一部で「紅茶でうがいをすると殺菌効果がある」、と言われています。これは緑茶でも言われることがあります。
実は日本紅茶協会によると、インフルエンザに関してはウイルスの種類に関係なく、紅茶テアフラビン、緑茶カテキンがウイルス粒子を凝集させ、感染力を失わせる。あくまでも予防効果であり、ウイルスが細胞内に入り込み増殖し始めた状態ではお茶の作用は及ばない。
ということで、紅茶でも緑茶でも風邪予防効果はあるようです。ただし、罹ってしまえば効果はない、という意味も含まれています。

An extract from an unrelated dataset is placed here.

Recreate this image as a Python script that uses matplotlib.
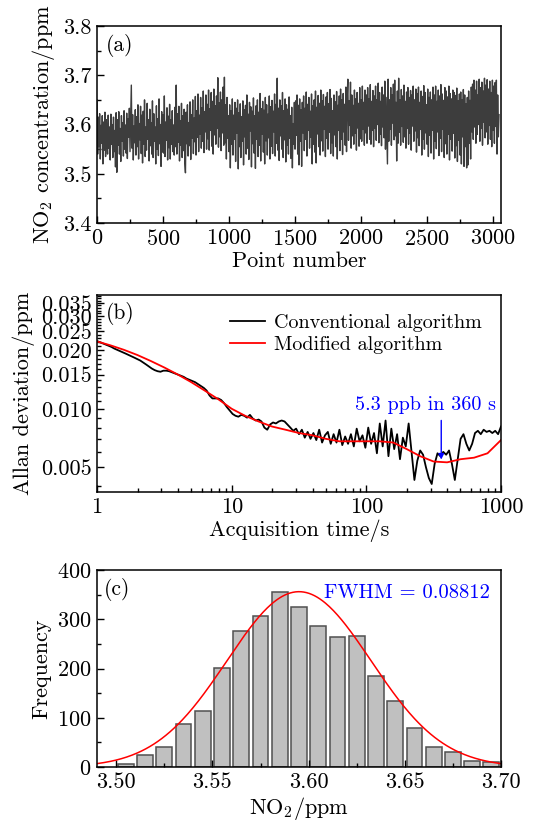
import matplotlib
matplotlib.use('Agg')
import matplotlib.pyplot as plt
import numpy as np
from matplotlib.ticker import MultipleLocator, FixedLocator, NullFormatter, LogLocator

plt.rcParams['font.family'] = 'serif'
plt.rcParams['font.serif'] = ['cmr10']
plt.rcParams['mathtext.fontset'] = 'cm'
plt.rcParams['axes.formatter.use_mathtext'] = True
plt.rcParams['font.size'] = 16

# --- (a) NO2 record, every 5th point, in 0.001 ppm above 3.5 ppm ---
step_a = 5
block1 = [150, 40, 115, 55, 122, 30, 98, 62, 118, 20,
          105, 48, 125, 35, 110, 70, 40, 119, 52, 95,
          28, 121, 60, 100, 33, 115, 45, 88, 14, 124,
          3, 110, 58, 126, 40, 92, 25, 118, 66, 104,
          36, 128, 50, 99, 42, 123, 31, 112, 74, 133,
          45, 108, 180, 52, 120, 28, 97, 63, 130, 38,
          116, 55, 140, 30, 102, 69, 137, 41, 119, 22,
          127, 60, 150, 35, 95, 48, 143, 70, 110, 26,
          131, 57, 104, 40, 148, 33, 122, 66, 95, 20,
          138, 50, 112, 37, 152, 61, 100, 15, 126, 44]
block2 = [120, 42, 158, 35, 105, 68, 134, 28, 117, 53,
          141, 30, 110, 60, 128, 45, 99, 38, 135, 55,
          180, 40, 122, 64, 137, 26, 108, 58, 143, 33,
          118, 47, 131, 22, 2, 125, 61, 140, 36, 104,
          57, 146, 29, 120, 72, 150, 41, 113, 65, 157,
          38, 128, 74, 162, 45, 119, 80, 155, 52, 134,
          66, 168, 43, 126, 85, 160, 50, 141, 71, 170,
          48, 132, 88, 165, 56, 147, 40, 172, 79, 138,
          60, 158, 92, 195, 54, 144, 75, 166, 47, 150,
          83, 176, 58, 196, 63, 140, 30, 155, 72, 118]
block3 = [45, 140, 12, 128, 60, 152, 38, 119, 70, 145,
          25, 133, 82, 150, 10, 124, 55, 142, 33, 116,
          66, 148, 18, 130, 75, 139, 40, 160, 52, 121,
          29, 145, 87, 136, 14, 127, 61, 154, 42, 118,
          11, 138, 70, 150, 35, 125, 58, 163, 26, 132,
          80, 147, 44, 129, 20, 155, 67, 140, 38, 121,
          73, 158, 30, 136, 56, 149, 41, 127, 85, 162,
          36, 141, 62, 194, 48, 133, 27, 150, 77, 138,
          50, 165, 33, 128, 69, 152, 24, 140, 58, 131,
          40, 156, 72, 118, 31, 135, 12, 102, 60, 145]
block4 = [50, 148, 78, 160, 40, 139, 18, 152, 66, 130,
          15, 145, 83, 158, 47, 133, 70, 166, 36, 141,
          88, 155, 52, 127, 74, 162, 20, 138, 60, 150,
          44, 168, 22, 135, 81, 159, 55, 143, 38, 170,
          67, 148, 46, 161, 90, 137, 35, 156, 72, 165,
          50, 142, 84, 171, 41, 153, 63, 128, 36, 160,
          79, 146, 55, 167, 30, 139, 88, 158, 47, 172,
          70, 150, 39, 163, 85, 141, 58, 176, 45, 155,
          192, 68, 148, 98, 186, 52, 160, 77, 139, 60,
          170, 82, 152, 48, 165, 93, 143, 56, 175, 71]
block5 = [150, 66, 178, 90, 145, 58, 170, 83, 160, 62,
          175, 97, 152, 70, 181, 60, 147, 88, 169, 55,
          158, 92, 178, 68, 150, 100, 184, 63, 165, 80,
          147, 57, 176, 95, 160, 73, 188, 50, 155, 85,
          20, 192, 66, 150, 90, 175, 58, 160, 103, 182,
          69, 190, 77, 145, 26, 168, 62, 194, 84, 150,
          58, 171, 96, 158, 64, 180, 75, 147, 52, 166,
          92, 175, 60, 155, 82, 169, 48, 160, 97, 178,
          66, 150, 87, 172, 44, 163, 73, 176, 57, 145,
          90, 168, 38, 157, 70, 179, 50, 165, 83, 140]
block6 = [60, 172, 35, 155, 78, 166, 42, 150, 88, 176,
          30, 160, 66, 178, 51, 147, 85, 170, 37, 158,
          72, 181, 45, 162, 90, 149, 33, 175, 61, 168,
          40, 156, 80, 178, 28, 163, 70, 152, 46, 170,
          82, 165, 32, 159, 57, 174, 25, 148, 68, 162,
          38, 166, 20, 150, 75, 171, 15, 160, 55, 142,
          12, 155, 18, 168, 62, 149, 30, 176, 85, 182,
          70, 190, 95, 170, 62, 188, 80, 160, 100, 192,
          66, 175, 92, 186, 58, 168, 105, 194, 73, 180,
          85, 191, 60, 172, 98, 188, 70, 165, 55, 190,
          88, 178, 62, 185, 96, 190, 40, 160, 75, 120]

# --- (b) Allan deviation (ppm) ---
adev_conv = [0.0223, 0.0220, 0.0217, 0.0214, 0.0211, 0.0208, 0.0204, 0.0201, 0.0198, 0.0195,
             0.0192, 0.0189, 0.0186, 0.0183, 0.0180, 0.0177, 0.0173, 0.0169, 0.0165, 0.0161,
             0.0158, 0.0156, 0.0155, 0.0157, 0.0157, 0.0156, 0.0154, 0.0152, 0.0150, 0.0148,
             0.0146, 0.0143, 0.0141, 0.0139, 0.0137, 0.0134, 0.0131, 0.0128, 0.0124, 0.0117,
             0.0113, 0.0113, 0.0113, 0.0111, 0.0107, 0.0102, 0.0098, 0.0094, 0.0092, 0.0091,
             0.0093, 0.0092, 0.0090, 0.0093, 0.0089, 0.0087, 0.0088, 0.0086, 0.0080, 0.0078,
             0.0083, 0.0085, 0.0084, 0.0086, 0.0087, 0.0086, 0.0083, 0.0080, 0.0077, 0.0079,
             0.0074, 0.0078, 0.0071, 0.0076, 0.0070, 0.0075, 0.0069, 0.0078, 0.0067, 0.0073,
             0.0076, 0.0066, 0.0074, 0.0067, 0.0078, 0.0065, 0.0072, 0.0066, 0.0074, 0.0064,
             0.0079, 0.0068, 0.0073, 0.0063, 0.0080, 0.0066, 0.0075, 0.0059, 0.0084, 0.0064,
             0.0087, 0.0057, 0.0079, 0.0062, 0.0074, 0.0055, 0.0071, 0.0064, 0.0084, 0.0060,
             0.0043, 0.0054, 0.0061, 0.0058, 0.0050, 0.0044, 0.0041, 0.0052, 0.0059, 0.0057,
             0.0060, 0.0058, 0.0061, 0.0052, 0.0043, 0.0055, 0.0070, 0.0074, 0.0066, 0.0061,
             0.0066, 0.0075, 0.0077, 0.0074, 0.0078, 0.0076, 0.0077, 0.0075, 0.0077, 0.0074,
             0.0081]
adev_mod = [0.0222, 0.0212, 0.0201, 0.0189, 0.0176, 0.0163, 0.0150, 0.0137, 0.0124, 0.0112,
            0.0100, 0.0092, 0.0086, 0.0081, 0.0078, 0.0075, 0.0073, 0.0070, 0.0068, 0.0068,
            0.0068, 0.0068, 0.0067, 0.0062, 0.0057, 0.00535, 0.0053, 0.0055, 0.0056, 0.0059,
            0.0069]
best_tau = 360
best_dev = 0.0053

# --- (c) histogram of (a) ---
bin_left = 3.50
bin_width = 0.01
counts = [7, 25, 40, 87, 113, 201, 277, 306, 356, 325,
          287, 263, 266, 184, 134, 80, 40, 31, 12, 10]
fit_center = 3.595
fit_height = 356
fwhm = 0.08812

fig = plt.figure(figsize=(5.38, 8.23), dpi=100)
ax1 = fig.add_axes([0.1803, 0.729, 0.7509, 0.2394])
ax2 = fig.add_axes([0.1803, 0.4022, 0.7509, 0.2394])
ax3 = fig.add_axes([0.1803, 0.068, 0.7509, 0.2394])

for ax in (ax1, ax2, ax3):
    ax.tick_params(which='both', direction='in', top=False, right=False, labelsize=16, pad=4)
    ax.tick_params(which='major', length=5, width=1)
    ax.tick_params(which='minor', length=3, width=1)
    for sp in ax.spines.values():
        sp.set_linewidth(1.1)

# (a)
conc = 3.5 + np.array(block1 + block2 + block3 + block4 + block5 + block6) / 1000.0
points = np.arange(len(conc)) * step_a
ax1.plot(points, conc, color='#3d3d3d', lw=1.0)
ax1.set_xlim(0, 3060)
ax1.set_ylim(3.4, 3.8)
ax1.xaxis.set_major_locator(MultipleLocator(500))
ax1.xaxis.set_minor_locator(MultipleLocator(250))
ax1.yaxis.set_major_locator(MultipleLocator(0.1))
ax1.yaxis.set_minor_locator(MultipleLocator(0.05))
ax1.yaxis.set_major_formatter(matplotlib.ticker.FormatStrFormatter('%.1f'))
ax1.set_xlabel('Point number', fontsize=16, labelpad=2)
ax1.set_ylabel('NO$_2$ concentration/ppm', fontsize=16, labelpad=4)
ax1.text(0.022, 0.90, '(a)', transform=ax1.transAxes, ha='left', va='center', fontsize=15.5)

# (b)
tau_conv = np.logspace(0, 3, len(adev_conv))
tau_mod = np.logspace(0, 3, len(adev_mod))
ax2.plot(tau_conv, adev_conv, color='black', lw=1.3, label='Conventional algorithm')
ax2.plot(tau_mod, adev_mod, color='red', lw=1.3, label='Modified algorithm')
ax2.set_xscale('log')
ax2.set_yscale('log')
ax2.set_xlim(1, 1000)
ax2.set_ylim(0.00373, 0.0385)
ax2.xaxis.set_major_locator(FixedLocator([1, 10, 100, 1000]))
ax2.xaxis.set_major_formatter(matplotlib.ticker.FixedFormatter(['1', '10', '100', '1000']))
ax2.xaxis.set_minor_locator(LogLocator(base=10, subs=np.arange(2, 10)))
ax2.xaxis.set_minor_formatter(NullFormatter())
yt = [0.005, 0.010, 0.015, 0.020, 0.025, 0.030, 0.035]
ax2.yaxis.set_major_locator(FixedLocator(yt))
ax2.yaxis.set_major_formatter(matplotlib.ticker.FixedFormatter(['%.3f' % v for v in yt]))
ax2.yaxis.set_minor_locator(FixedLocator(np.arange(0.004, 0.0385, 0.001)))
ax2.yaxis.set_minor_formatter(NullFormatter())
ax2.set_xlabel('Acquisition time/s', fontsize=16, labelpad=2)
ax2.set_ylabel('Allan deviation/ppm', fontsize=16, labelpad=4)
ax2.text(0.022, 0.907, '(b)', transform=ax2.transAxes, ha='left', va='center', fontsize=15.5)
ax2.legend(loc='upper right', frameon=False, fontsize=14.5, handlelength=1.75,
           handletextpad=0.45, borderaxespad=0.55, labelspacing=0.2)
ax2.annotate('', xy=(best_tau, best_dev), xytext=(best_tau, 0.0090),
             arrowprops=dict(arrowstyle='-|>', color='blue', lw=1.0, mutation_scale=8))
ax2.text(277, 0.0104, '%.1f ppb in %d s' % (best_dev * 1000, best_tau), color='blue',
         ha='center', va='center', fontsize=14.5)

# (c)
centers = bin_left + bin_width / 2 + np.arange(len(counts)) * bin_width
ax3.bar(centers, counts, width=0.0082, color='#c0c0c0', edgecolor='#505050', lw=1.1)
sigma = fwhm / (2 * np.sqrt(2 * np.log(2)))
xf = np.linspace(3.49, 3.70, 300)
ax3.plot(xf, fit_height * np.exp(-0.5 * ((xf - fit_center) / sigma) ** 2), color='red', lw=1.1)
ax3.set_xlim(3.49, 3.70)
ax3.set_ylim(0, 400)
ax3.xaxis.set_major_locator(MultipleLocator(0.05))
ax3.xaxis.set_minor_locator(MultipleLocator(0.025))
ax3.xaxis.set_major_formatter(matplotlib.ticker.FormatStrFormatter('%.2f'))
ax3.yaxis.set_major_locator(MultipleLocator(100))
ax3.yaxis.set_minor_locator(MultipleLocator(50))
ax3.set_xlabel('NO$_2$/ppm', fontsize=16, labelpad=2)
ax3.set_ylabel('Frequency', fontsize=16, labelpad=4)
ax3.text(0.018, 0.90, '(c)', transform=ax3.transAxes, ha='left', va='center', fontsize=15.5)
ax3.text(0.973, 0.885, 'FWHM = %.5f' % fwhm, transform=ax3.transAxes, color='blue',
         ha='right', va='center', fontsize=14.8)

fig.savefig('out.png', dpi=100)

紅茶は、リラックス効果の高いドリンクであり、メンタルヘルスに効果的な飲料というのが結論です。
一時期、紅茶の品種の1つの「アールグレイ」にハマった時がありました。独特の香りがするのですが、これはアイスに適していてホットで飲むと香りが強すぎて「くどい」かんじになります。
リラックスにはホットで、とオススメしていますが、香りを重視する飲み方としてはアールグレイのアイスはオススメです。
スパイシーな香りでオススメなのがチャイです。ただ、スパイスの辛味を消すために、砂糖の使用量が多いのが気になるところ。
逆に「人気なのに私は苦手」なのがアップルティーです。どうも香りが強すぎてダメです。
このように紅茶は香りの種類を楽しめるリラックスドリンクとして飲むのがオススメです。
ちなみに、本場イギリスではレモンティーは緑茶に砂糖を入れるぐらいあり得ないものだそうです。